Implementation Example
Let's see how our client code can remain unchanged, regardless of how we scale our backend services:
// agent-app.ts - No changes required despite Kubernetes deployment
import { OpenAI } from "openai";
import { AgentRPC } from "agentrpc";
import dotenv from "dotenv";
dotenv.config();
const openai = new OpenAI({ apiKey: process.env.OPENAI_API_KEY });
const rpc = new AgentRPC({ apiSecret: process.env.AGENTRPC_API_SECRET });
async function main() {
// Get AgentRPC tools in OpenAI-compatible format
const tools = await rpc.OpenAI.getTools();
// Create a completion with the tools
const completion = await openai.chat.completions.create({
model: "gpt-4o",
messages: [
{
role: "system",
content:
"You are a helpful weather assistant. Use the getWeather tool when asked about weather conditions.",
},
{
role: "user",
content: "What's the weather like in San Francisco today?",
},
],
tools,
});
const message = completion.choices[0]?.message;
console.log("Initial response:", message.content);
// Handle tool calls - AgentRPC takes care of routing to available replicas
if (message?.tool_calls) {
for (const toolCall of message.tool_calls) {
console.log("Calling external tool:", toolCall.function.name);
// Execute the tool and get the result through AgentRPC
const result = await rpc.OpenAI.executeTool(toolCall);
console.log("Tool result:", result);
// Notice we can see which pod handled our request
console.log(`Request handled by pod: ${result.server}`);
// Generate a final response with the tool result
const finalResponse = await openai.chat.completions.create({
model: "gpt-4o",
messages: [
{
role: "system",
content: "You are a helpful weather assistant.",
},
{
role: "user",
content: "What's the weather like in San Francisco today?",
},
message,
{
role: "tool",
tool_call_id: toolCall.id,
name: toolCall.function.name,
content: JSON.stringify(result),
},
],
});
console.log("Final response:", finalResponse.choices[0]?.message.content);
}
}
}
main().catch(console.error);
In this example, we can run the AI assistant in any environment, and it will automatically connect to the weather service running in Kubernetes, as long as the AgentRPC service is accessible and the auth context is valid.

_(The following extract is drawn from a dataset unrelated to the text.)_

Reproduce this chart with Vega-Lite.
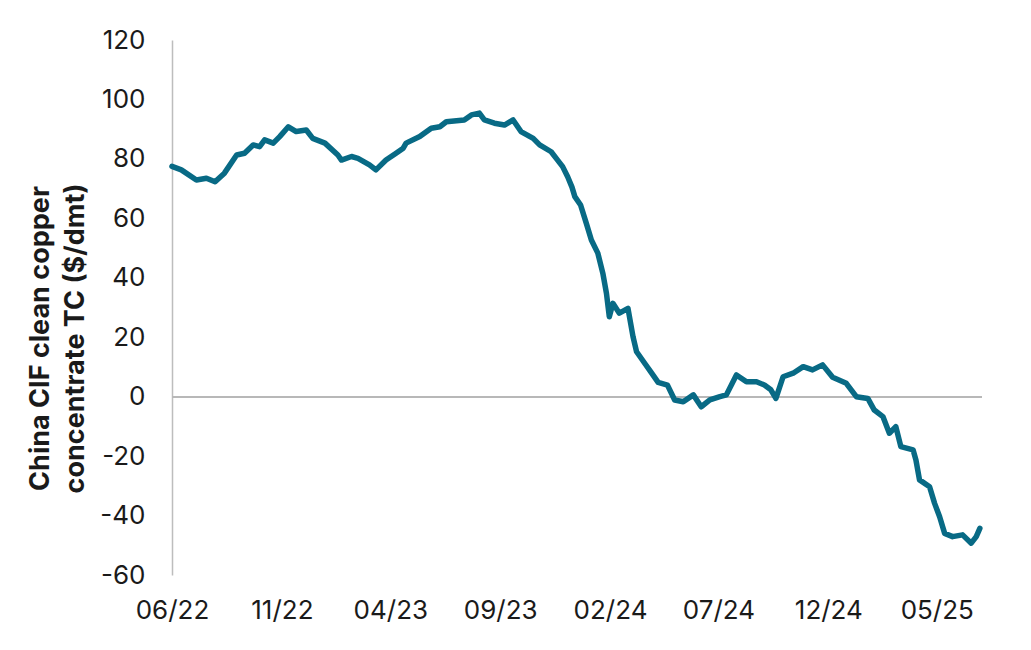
{
  "$schema": "https://vega.github.io/schema/vega-lite/v6.json",
  "autosize": "none",
  "width": 810,
  "height": 535,
  "padding": {"left": 172, "top": 40, "right": 49, "bottom": 75},
  "background": "white",
  "config": {
    "view": {"stroke": null},
    "font": "Inter",
    "axis": {"labelFont": "Inter", "titleFont": "Inter"}
  },
  "data": {
    "values": [
      {"date": "2022-06-01", "tc": 77.5},
      {"date": "2022-06-14", "tc": 76.3},
      {"date": "2022-07-05", "tc": 72.9},
      {"date": "2022-07-19", "tc": 73.5},
      {"date": "2022-07-31", "tc": 72.3},
      {"date": "2022-08-13", "tc": 75.2},
      {"date": "2022-08-30", "tc": 81.3},
      {"date": "2022-09-10", "tc": 81.9},
      {"date": "2022-09-22", "tc": 84.7},
      {"date": "2022-10-01", "tc": 84.1},
      {"date": "2022-10-08", "tc": 86.4},
      {"date": "2022-10-20", "tc": 85.3},
      {"date": "2022-10-29", "tc": 87.5},
      {"date": "2022-11-10", "tc": 90.8},
      {"date": "2022-11-21", "tc": 89.2},
      {"date": "2022-12-05", "tc": 89.7},
      {"date": "2022-12-14", "tc": 86.9},
      {"date": "2022-12-31", "tc": 85.3},
      {"date": "2023-01-18", "tc": 81.3},
      {"date": "2023-01-23", "tc": 79.6},
      {"date": "2023-02-06", "tc": 80.8},
      {"date": "2023-02-15", "tc": 80.2},
      {"date": "2023-03-03", "tc": 78.0},
      {"date": "2023-03-12", "tc": 76.3},
      {"date": "2023-03-26", "tc": 79.6},
      {"date": "2023-04-09", "tc": 81.9},
      {"date": "2023-04-19", "tc": 83.6},
      {"date": "2023-04-23", "tc": 85.3},
      {"date": "2023-05-12", "tc": 87.5},
      {"date": "2023-05-28", "tc": 90.3},
      {"date": "2023-06-09", "tc": 90.8},
      {"date": "2023-06-18", "tc": 92.5},
      {"date": "2023-07-13", "tc": 93.1},
      {"date": "2023-07-23", "tc": 94.8},
      {"date": "2023-08-03", "tc": 95.4},
      {"date": "2023-08-10", "tc": 93.1},
      {"date": "2023-08-24", "tc": 92.0},
      {"date": "2023-09-07", "tc": 91.4},
      {"date": "2023-09-19", "tc": 93.1},
      {"date": "2023-09-30", "tc": 89.2},
      {"date": "2023-10-17", "tc": 86.9},
      {"date": "2023-10-26", "tc": 84.7},
      {"date": "2023-11-11", "tc": 82.4},
      {"date": "2023-11-20", "tc": 79.6},
      {"date": "2023-11-27", "tc": 77.4},
      {"date": "2023-12-04", "tc": 74.0},
      {"date": "2023-12-10", "tc": 70.5},
      {"date": "2023-12-14", "tc": 67.3},
      {"date": "2023-12-22", "tc": 64.5},
      {"date": "2023-12-30", "tc": 58.3},
      {"date": "2024-01-06", "tc": 52.7},
      {"date": "2024-01-15", "tc": 48.3},
      {"date": "2024-01-22", "tc": 41.5},
      {"date": "2024-01-27", "tc": 34.8},
      {"date": "2024-01-31", "tc": 26.9},
      {"date": "2024-02-05", "tc": 31.4},
      {"date": "2024-02-14", "tc": 28.1},
      {"date": "2024-02-26", "tc": 29.7},
      {"date": "2024-03-04", "tc": 20.2},
      {"date": "2024-03-09", "tc": 15.1},
      {"date": "2024-03-21", "tc": 11.0},
      {"date": "2024-03-30", "tc": 7.9},
      {"date": "2024-04-08", "tc": 4.8},
      {"date": "2024-04-21", "tc": 3.9},
      {"date": "2024-05-01", "tc": -1.1},
      {"date": "2024-05-13", "tc": -1.7},
      {"date": "2024-05-27", "tc": 0.6},
      {"date": "2024-06-07", "tc": -3.4},
      {"date": "2024-06-19", "tc": -1.1},
      {"date": "2024-07-03", "tc": 0.0},
      {"date": "2024-07-12", "tc": 0.6},
      {"date": "2024-07-26", "tc": 7.3},
      {"date": "2024-08-09", "tc": 5.0},
      {"date": "2024-08-23", "tc": 5.0},
      {"date": "2024-09-03", "tc": 3.9},
      {"date": "2024-09-12", "tc": 2.3},
      {"date": "2024-09-19", "tc": -0.6},
      {"date": "2024-09-29", "tc": 6.7},
      {"date": "2024-10-13", "tc": 7.9},
      {"date": "2024-10-27", "tc": 10.1},
      {"date": "2024-11-09", "tc": 9.0},
      {"date": "2024-11-23", "tc": 10.7},
      {"date": "2024-12-07", "tc": 6.5},
      {"date": "2024-12-26", "tc": 4.5},
      {"date": "2025-01-09", "tc": 0.0},
      {"date": "2025-01-25", "tc": -0.6},
      {"date": "2025-02-03", "tc": -4.5},
      {"date": "2025-02-15", "tc": -6.7},
      {"date": "2025-02-24", "tc": -12.3},
      {"date": "2025-03-05", "tc": -10.1},
      {"date": "2025-03-12", "tc": -16.8},
      {"date": "2025-03-29", "tc": -17.9},
      {"date": "2025-04-02", "tc": -21.3},
      {"date": "2025-04-07", "tc": -28.0},
      {"date": "2025-04-21", "tc": -30.3},
      {"date": "2025-04-28", "tc": -35.9},
      {"date": "2025-05-05", "tc": -40.4},
      {"date": "2025-05-12", "tc": -46.0},
      {"date": "2025-05-23", "tc": -47.1},
      {"date": "2025-06-06", "tc": -46.5},
      {"date": "2025-06-18", "tc": -49.3},
      {"date": "2025-06-25", "tc": -47.1},
      {"date": "2025-06-30", "tc": -44.3}
    ]
  },
  "layer": [
    {
      "mark": {"type": "rule", "color": "#b8b8b8", "strokeWidth": 1.5},
      "encoding": {"y": {"datum": 0, "type": "quantitative"}}
    },
    {
      "mark": {"type": "line", "color": "#086a85", "strokeWidth": 5.5, "strokeJoin": "round", "strokeCap": "round"},
      "encoding": {
        "x": {
          "field": "date",
          "type": "temporal",
          "scale": {"type": "utc", "domain": [{"year": 2022, "month": 6, "date": 1, "utc": true}, {"year": 2025, "month": 7, "date": 3, "utc": true}]},
          "axis": {
            "title": null,
            "domain": false,
            "ticks": false,
            "grid": false,
            "labelExpr": "utcFormat(datum.value, '%m/%y')",
            "values": [
              {"year": 2022, "month": 6, "date": 1, "utc": true},
              {"year": 2022, "month": 11, "date": 1, "utc": true},
              {"year": 2023, "month": 4, "date": 1, "utc": true},
              {"year": 2023, "month": 9, "date": 1, "utc": true},
              {"year": 2024, "month": 2, "date": 1, "utc": true},
              {"year": 2024, "month": 7, "date": 1, "utc": true},
              {"year": 2024, "month": 12, "date": 1, "utc": true},
              {"year": 2025, "month": 5, "date": 1, "utc": true}
            ],
            "labelFontSize": 26,
            "labelColor": "#1a1a1a",
            "labelPadding": 22,
            "labelFlush": false,
            "labelOverlap": false
          }
        },
        "y": {
          "field": "tc",
          "type": "quantitative",
          "scale": {"domain": [-60, 120], "nice": false, "zero": false},
          "axis": {
            "title": ["China CIF clean copper", "concentrate TC ($/dmt)"],
            "titleFontSize": 27,
            "titleFontWeight": "bold",
            "titleColor": "#1a1a1a",
            "titleY": 298,
            "titlePadding": 10,
            "titleLineHeight": 35,
            "values": [-60, -40, -20, 0, 20, 40, 60, 80, 100, 120],
            "labelExpr": "'' + datum.value",
            "grid": false,
            "ticks": false,
            "domain": true,
            "domainColor": "#bdbdbd",
            "domainWidth": 1.5,
            "labelFontSize": 26,
            "labelColor": "#1a1a1a",
            "labelPadding": 27
          }
        }
      }
    }
  ]
}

Real-World Use Case: Multi-Cluster ML Model Serving
A great real-world application of AgentRPC with Kubernetes is distributed machine learning model serving across multiple specialized clusters.
Imagine you have:
- A text-to-image generation model running on GPU nodes in one cluster
- A speech-to-text model running on CPU-optimized nodes in another cluster
- A text classification model running in a third cluster
Each model is deployed as a separate Kubernetes deployment with specialized resource requirements and scaling characteristics. With AgentRPC, you can:
- Register each model as a separate tool
- Deploy each model in the most appropriate cluster with optimal resource configuration
- Scale each model independently based on its specific demand patterns
- Provide a unified interface to LLMs that want to use these tools
// Image generation tool in GPU cluster
rpc.register({
name: "generateImage",
description: "Generate an image based on a text prompt",
schema: z.object({ prompt: z.string() }),
handler: async ({ prompt }) => {
// Call local Stable Diffusion model
return { imageUrl: "https://example.com/image.png" };
},
});
// Speech recognition tool in CPU cluster
rpc.register({
name: "transcribeSpeech",
description: "Transcribe speech audio to text",
schema: z.object({ audioUrl: z.string() }),
handler: async ({ audioUrl }) => {
// Call local Whisper model
return { transcript: "This is the transcribed text." };
},
});
With AgentRPC, these tools appear as a unified API to the AI assistant, even though they're running on entirely different clusters with different hardware configurations and scaling requirements.